Michael Gross, the magazine’s original art director, agreed the Lampoon was better left dead and buried. “I think its over. There are 15 television shows that do the exact same thing. It’s been replaced. You have The Onion . It’s over. It’s in the past. We should leave it there.”
Likewise, Mr. Hendra-who said he toyed with running the magazine under Mr. Matheson-said: “I also have a feeling that this is a beast that’s well and truly dead. In fact, when writing my article for Harper’s , I found people were only really interested in thinking of the Lampoon as a nostalgia item-something that represented their youth or the 70’s, or both. The idea of it once again prowling the land doesn’t excite anyone.”
But Mr. Coyne and Mr. Stone firmly disagree.
“It’s not like we’re launching a rehash of the old National Lampoon ,” Mr. Coyne said. “It’s a whole new sensibility …. The Onion is basically National Lampoon . It’s a take on what National Lampoon started, which is the fake news story. So you have this wonderfully funny franchise based on only one thing the National Lampoon did. I know there’s a whole generation out there that can’t get their stuff published.

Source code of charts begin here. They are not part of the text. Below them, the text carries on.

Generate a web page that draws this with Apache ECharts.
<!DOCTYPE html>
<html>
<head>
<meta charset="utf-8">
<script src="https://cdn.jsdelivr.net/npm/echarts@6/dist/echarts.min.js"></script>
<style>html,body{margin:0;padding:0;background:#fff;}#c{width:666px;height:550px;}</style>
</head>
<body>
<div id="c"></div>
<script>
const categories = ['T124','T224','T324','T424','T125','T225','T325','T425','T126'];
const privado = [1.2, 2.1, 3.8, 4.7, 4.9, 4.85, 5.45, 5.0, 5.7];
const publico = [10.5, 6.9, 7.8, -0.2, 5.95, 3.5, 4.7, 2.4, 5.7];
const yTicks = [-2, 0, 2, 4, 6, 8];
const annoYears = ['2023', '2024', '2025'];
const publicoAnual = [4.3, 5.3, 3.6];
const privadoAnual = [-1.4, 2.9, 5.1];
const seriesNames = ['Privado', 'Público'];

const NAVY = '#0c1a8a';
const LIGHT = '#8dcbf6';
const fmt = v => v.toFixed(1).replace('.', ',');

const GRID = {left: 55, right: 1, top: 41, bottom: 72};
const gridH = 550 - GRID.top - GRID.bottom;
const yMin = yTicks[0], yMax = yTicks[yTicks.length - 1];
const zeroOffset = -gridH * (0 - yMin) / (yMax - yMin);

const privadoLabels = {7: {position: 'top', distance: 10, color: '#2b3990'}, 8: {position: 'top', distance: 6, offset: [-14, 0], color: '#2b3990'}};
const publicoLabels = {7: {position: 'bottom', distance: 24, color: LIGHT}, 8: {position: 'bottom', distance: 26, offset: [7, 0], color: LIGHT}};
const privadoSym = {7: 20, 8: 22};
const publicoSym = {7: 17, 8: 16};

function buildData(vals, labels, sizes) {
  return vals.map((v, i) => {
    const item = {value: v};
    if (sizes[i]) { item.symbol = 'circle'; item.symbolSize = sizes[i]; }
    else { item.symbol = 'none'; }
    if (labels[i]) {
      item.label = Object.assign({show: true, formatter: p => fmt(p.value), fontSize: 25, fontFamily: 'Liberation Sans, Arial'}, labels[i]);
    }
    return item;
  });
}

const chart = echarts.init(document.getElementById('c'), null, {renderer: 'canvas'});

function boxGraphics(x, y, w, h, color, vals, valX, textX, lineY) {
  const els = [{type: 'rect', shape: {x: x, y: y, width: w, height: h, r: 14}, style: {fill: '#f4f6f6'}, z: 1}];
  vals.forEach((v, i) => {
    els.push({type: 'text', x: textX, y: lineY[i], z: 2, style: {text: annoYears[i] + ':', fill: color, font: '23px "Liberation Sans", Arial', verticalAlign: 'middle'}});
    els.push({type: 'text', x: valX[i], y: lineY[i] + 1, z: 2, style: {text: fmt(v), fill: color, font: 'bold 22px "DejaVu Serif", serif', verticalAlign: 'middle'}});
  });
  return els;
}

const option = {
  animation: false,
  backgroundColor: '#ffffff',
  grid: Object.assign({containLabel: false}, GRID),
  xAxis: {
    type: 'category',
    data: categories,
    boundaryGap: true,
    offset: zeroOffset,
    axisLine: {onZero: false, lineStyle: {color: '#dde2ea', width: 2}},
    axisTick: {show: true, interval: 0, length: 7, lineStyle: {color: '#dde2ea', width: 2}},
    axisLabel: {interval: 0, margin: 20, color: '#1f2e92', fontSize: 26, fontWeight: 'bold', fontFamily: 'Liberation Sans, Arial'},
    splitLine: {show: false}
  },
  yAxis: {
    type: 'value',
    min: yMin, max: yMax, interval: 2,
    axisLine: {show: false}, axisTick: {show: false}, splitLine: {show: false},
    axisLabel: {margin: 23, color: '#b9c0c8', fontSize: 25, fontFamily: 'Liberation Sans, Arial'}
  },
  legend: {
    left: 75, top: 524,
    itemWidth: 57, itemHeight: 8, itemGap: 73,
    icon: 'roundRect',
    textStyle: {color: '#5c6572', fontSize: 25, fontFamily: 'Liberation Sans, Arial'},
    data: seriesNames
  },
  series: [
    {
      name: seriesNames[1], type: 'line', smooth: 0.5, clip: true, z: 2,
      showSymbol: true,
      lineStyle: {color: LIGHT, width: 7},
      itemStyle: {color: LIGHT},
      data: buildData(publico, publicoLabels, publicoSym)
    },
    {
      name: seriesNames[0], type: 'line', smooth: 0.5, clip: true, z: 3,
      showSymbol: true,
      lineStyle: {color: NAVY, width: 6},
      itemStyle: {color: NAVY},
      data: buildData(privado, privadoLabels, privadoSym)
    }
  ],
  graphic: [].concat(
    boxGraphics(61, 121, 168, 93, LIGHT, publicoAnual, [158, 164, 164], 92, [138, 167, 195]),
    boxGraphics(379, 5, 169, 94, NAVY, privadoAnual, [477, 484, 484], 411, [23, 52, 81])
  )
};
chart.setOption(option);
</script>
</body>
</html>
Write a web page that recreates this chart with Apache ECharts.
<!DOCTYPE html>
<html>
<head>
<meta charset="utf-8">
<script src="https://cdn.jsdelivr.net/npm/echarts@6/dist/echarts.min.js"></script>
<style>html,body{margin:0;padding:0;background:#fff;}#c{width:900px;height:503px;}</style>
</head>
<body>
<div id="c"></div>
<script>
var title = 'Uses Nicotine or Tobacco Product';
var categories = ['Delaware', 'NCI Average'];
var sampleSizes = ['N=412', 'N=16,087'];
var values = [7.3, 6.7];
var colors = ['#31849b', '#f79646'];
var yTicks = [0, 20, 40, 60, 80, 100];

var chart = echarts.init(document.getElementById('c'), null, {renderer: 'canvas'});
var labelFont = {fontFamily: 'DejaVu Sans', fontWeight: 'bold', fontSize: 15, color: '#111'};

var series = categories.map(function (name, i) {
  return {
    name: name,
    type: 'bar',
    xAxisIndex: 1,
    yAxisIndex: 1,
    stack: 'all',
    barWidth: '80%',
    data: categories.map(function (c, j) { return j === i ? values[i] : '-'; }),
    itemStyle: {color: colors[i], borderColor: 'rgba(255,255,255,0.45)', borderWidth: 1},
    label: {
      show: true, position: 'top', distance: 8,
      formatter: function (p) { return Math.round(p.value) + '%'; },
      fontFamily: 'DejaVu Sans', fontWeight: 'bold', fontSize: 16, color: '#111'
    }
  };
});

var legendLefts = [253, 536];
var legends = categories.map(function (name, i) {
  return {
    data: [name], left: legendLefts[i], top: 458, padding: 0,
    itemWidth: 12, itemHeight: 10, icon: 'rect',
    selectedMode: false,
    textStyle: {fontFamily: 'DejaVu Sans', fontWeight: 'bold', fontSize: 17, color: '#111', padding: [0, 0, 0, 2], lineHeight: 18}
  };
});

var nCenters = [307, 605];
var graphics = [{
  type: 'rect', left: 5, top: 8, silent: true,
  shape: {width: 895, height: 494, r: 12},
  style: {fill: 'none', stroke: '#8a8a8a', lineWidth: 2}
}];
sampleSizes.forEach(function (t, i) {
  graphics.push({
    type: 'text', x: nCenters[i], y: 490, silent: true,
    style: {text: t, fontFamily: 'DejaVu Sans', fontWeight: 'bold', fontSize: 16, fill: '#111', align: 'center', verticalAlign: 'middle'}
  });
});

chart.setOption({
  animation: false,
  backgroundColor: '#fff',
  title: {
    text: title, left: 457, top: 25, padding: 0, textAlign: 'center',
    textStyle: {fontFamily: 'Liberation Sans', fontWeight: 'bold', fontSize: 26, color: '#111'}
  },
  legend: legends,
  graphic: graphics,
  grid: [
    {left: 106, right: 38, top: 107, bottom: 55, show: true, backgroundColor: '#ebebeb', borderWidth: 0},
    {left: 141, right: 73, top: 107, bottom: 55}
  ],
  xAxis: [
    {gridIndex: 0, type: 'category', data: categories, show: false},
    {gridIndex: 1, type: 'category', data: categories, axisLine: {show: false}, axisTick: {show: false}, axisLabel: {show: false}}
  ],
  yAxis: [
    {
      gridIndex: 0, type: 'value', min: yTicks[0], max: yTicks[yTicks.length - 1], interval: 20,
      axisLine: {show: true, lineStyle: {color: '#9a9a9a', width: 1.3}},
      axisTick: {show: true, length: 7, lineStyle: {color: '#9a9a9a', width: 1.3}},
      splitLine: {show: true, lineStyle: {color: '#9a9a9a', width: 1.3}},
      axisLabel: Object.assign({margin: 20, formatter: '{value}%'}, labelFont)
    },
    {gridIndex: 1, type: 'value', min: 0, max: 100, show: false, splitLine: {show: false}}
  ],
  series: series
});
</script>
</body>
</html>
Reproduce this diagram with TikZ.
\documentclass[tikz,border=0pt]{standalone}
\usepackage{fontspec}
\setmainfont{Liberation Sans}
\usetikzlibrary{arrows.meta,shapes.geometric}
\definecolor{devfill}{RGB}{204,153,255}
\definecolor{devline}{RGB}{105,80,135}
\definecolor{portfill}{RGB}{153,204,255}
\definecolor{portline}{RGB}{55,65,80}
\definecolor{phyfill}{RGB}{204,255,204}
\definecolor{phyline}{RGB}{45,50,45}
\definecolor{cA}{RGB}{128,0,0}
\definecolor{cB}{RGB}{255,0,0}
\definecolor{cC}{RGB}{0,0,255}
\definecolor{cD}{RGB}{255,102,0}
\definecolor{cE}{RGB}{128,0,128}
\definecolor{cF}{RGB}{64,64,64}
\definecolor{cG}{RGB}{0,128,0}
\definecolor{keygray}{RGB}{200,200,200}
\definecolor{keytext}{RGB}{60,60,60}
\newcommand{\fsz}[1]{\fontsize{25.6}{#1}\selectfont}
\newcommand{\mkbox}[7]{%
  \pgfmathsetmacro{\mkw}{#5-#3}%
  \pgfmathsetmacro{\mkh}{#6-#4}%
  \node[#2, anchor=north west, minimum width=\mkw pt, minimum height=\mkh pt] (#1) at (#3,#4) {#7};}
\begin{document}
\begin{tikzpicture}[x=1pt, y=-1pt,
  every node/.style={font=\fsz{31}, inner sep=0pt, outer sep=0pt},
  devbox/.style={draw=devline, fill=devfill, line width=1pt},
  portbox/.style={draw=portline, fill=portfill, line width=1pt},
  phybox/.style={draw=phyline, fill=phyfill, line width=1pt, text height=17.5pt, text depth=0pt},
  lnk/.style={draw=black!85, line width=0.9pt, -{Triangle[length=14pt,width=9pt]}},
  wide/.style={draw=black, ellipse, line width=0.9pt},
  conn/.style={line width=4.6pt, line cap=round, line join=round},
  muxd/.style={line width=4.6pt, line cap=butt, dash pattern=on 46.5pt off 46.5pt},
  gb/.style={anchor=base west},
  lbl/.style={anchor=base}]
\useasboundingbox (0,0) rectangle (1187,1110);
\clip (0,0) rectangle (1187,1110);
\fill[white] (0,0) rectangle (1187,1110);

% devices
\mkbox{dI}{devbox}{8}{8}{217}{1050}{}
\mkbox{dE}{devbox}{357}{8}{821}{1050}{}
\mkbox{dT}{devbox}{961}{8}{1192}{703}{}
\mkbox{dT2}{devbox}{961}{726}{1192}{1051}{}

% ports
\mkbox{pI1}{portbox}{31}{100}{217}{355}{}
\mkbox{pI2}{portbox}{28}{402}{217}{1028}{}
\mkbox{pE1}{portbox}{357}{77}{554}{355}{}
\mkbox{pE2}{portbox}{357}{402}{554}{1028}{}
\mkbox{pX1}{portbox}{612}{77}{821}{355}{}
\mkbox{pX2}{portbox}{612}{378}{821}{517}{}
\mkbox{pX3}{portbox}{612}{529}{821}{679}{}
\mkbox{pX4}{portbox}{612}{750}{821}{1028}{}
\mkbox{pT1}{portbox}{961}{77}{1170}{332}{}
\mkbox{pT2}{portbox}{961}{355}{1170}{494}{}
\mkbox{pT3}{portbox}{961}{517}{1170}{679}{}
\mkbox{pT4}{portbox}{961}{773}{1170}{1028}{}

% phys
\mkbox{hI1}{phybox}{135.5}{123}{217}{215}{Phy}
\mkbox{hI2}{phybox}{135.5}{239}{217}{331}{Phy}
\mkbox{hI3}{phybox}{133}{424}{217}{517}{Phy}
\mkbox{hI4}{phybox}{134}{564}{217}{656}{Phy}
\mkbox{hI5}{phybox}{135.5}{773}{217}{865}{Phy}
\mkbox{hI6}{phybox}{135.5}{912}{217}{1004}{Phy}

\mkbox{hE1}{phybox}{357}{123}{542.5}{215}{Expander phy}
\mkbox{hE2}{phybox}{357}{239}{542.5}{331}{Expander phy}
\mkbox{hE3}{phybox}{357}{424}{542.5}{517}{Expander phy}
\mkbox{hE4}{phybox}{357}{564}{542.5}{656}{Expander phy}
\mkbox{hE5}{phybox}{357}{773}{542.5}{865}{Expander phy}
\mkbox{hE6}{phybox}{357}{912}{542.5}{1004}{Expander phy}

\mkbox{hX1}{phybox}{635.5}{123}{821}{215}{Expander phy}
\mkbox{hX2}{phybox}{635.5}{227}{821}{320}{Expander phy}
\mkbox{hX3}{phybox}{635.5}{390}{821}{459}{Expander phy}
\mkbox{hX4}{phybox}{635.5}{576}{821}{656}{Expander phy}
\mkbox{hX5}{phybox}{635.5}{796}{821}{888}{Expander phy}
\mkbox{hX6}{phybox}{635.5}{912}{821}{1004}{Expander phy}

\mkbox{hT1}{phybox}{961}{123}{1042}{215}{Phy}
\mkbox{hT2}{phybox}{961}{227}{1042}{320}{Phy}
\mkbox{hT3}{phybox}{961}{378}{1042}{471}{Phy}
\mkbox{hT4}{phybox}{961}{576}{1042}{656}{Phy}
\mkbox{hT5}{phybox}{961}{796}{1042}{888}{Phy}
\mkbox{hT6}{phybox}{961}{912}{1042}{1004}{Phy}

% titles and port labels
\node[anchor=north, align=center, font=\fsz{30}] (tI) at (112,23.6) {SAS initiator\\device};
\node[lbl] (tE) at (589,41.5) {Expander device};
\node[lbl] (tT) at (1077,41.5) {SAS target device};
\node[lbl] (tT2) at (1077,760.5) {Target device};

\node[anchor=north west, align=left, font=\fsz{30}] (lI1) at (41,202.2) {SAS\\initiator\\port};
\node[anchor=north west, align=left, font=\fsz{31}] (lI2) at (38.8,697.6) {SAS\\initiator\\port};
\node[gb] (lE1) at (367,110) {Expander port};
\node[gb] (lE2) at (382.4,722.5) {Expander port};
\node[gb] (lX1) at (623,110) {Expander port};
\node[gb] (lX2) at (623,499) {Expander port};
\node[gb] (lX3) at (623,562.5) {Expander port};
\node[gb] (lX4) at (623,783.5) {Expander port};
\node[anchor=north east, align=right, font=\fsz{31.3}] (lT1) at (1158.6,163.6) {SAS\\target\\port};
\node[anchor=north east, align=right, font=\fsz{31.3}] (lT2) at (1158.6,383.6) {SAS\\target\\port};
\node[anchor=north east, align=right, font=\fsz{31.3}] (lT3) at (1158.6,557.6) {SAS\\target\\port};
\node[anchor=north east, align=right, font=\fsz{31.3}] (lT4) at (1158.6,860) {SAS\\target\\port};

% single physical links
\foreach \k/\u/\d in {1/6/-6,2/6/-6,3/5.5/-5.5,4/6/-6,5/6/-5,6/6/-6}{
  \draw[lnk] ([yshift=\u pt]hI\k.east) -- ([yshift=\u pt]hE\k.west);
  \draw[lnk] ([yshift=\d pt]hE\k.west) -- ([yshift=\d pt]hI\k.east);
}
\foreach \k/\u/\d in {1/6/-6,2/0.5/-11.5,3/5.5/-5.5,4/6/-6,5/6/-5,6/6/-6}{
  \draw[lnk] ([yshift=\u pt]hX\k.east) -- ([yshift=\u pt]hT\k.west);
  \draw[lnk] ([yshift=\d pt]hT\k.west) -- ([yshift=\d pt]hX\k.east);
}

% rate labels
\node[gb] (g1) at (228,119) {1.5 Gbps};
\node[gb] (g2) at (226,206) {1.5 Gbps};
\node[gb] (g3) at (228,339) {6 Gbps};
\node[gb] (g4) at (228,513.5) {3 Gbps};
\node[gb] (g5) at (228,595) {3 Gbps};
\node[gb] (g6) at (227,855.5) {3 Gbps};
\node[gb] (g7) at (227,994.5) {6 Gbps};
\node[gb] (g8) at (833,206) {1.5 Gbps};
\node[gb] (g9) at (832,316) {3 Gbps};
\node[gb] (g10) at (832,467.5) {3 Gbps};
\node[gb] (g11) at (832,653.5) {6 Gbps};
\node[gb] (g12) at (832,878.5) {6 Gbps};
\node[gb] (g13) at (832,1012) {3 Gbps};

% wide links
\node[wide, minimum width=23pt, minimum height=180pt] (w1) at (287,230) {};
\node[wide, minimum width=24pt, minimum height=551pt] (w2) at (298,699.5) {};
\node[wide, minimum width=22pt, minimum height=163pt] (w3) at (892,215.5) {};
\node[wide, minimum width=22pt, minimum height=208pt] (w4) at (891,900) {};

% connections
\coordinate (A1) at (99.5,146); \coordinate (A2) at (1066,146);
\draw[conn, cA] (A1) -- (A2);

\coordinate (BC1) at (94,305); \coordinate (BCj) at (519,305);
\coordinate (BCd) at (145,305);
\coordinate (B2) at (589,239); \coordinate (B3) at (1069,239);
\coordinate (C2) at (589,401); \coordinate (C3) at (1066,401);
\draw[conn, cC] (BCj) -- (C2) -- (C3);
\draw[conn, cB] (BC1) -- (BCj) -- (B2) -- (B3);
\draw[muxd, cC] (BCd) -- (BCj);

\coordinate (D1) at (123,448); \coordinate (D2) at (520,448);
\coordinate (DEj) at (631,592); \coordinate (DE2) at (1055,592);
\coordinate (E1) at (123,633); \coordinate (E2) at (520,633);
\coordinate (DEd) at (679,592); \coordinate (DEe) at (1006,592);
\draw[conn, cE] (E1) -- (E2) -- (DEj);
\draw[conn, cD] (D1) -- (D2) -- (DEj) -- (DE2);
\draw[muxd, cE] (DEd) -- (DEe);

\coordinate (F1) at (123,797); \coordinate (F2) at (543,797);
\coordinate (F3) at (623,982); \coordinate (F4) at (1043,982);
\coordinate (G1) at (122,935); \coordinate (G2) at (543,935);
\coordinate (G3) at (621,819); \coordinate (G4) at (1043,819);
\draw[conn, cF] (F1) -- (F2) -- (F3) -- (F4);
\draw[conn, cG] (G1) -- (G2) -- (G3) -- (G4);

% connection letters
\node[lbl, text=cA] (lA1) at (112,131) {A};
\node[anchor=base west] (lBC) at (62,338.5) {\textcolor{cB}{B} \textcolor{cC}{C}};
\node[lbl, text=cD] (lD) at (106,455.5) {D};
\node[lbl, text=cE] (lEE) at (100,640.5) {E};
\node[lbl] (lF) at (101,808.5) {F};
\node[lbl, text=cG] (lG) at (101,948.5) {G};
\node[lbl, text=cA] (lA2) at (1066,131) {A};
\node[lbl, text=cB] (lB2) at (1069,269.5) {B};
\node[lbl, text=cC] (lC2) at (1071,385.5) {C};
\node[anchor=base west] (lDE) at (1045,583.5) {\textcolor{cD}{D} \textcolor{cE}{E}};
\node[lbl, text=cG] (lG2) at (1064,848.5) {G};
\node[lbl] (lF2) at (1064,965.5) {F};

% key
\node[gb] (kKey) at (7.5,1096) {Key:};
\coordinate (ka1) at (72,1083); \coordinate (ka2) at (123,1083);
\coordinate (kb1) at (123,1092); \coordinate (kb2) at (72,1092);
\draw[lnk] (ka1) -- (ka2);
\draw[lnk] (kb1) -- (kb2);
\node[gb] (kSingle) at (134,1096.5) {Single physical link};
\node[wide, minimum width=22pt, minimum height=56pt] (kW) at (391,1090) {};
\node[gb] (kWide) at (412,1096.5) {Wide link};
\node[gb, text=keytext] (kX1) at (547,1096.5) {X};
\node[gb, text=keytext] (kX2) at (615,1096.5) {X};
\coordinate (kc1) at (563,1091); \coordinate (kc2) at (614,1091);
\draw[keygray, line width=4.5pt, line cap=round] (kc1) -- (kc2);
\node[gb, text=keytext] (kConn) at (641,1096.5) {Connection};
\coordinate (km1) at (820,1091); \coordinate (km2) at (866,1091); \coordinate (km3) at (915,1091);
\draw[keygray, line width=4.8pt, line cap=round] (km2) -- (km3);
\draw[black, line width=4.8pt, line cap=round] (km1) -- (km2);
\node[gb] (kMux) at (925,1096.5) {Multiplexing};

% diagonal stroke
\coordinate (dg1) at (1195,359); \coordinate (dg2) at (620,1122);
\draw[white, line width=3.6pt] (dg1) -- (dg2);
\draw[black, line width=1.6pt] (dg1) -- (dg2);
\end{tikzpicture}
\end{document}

And wouldn’t it be fun to give people the ability to do original material?”
Newsweek columnist, media entrepreneur and ex– Brill’s Content publisher Steve Brill told Off the Record this week that he has spoken to Maer Roshan, the former editorial director of Talk , about helping to fund Mr. Roshan’s new magazine idea, Radar .
“I’ve been looking at it as a potential investor,” Mr. Brill said. “We’re still talking. I’m really impressed by the prototype issues he’s produced. I didn’t expect I’d have any interest at all, but I think he has an idea that might work.
“I’m a bit of a contrarian,” Mr. Brill continued. “I think it’s a good time to start a magazine. You can get people less expensively. It takes you six months to a year [or] 12 to 18 months-to get the thing going. And by then, the advertising’s back. If I were starting a magazine, this would be a good time to start one.”
Mr. Roshan, who reportedly has lost National Enquirer publisher American Media as an investor, declined to comment.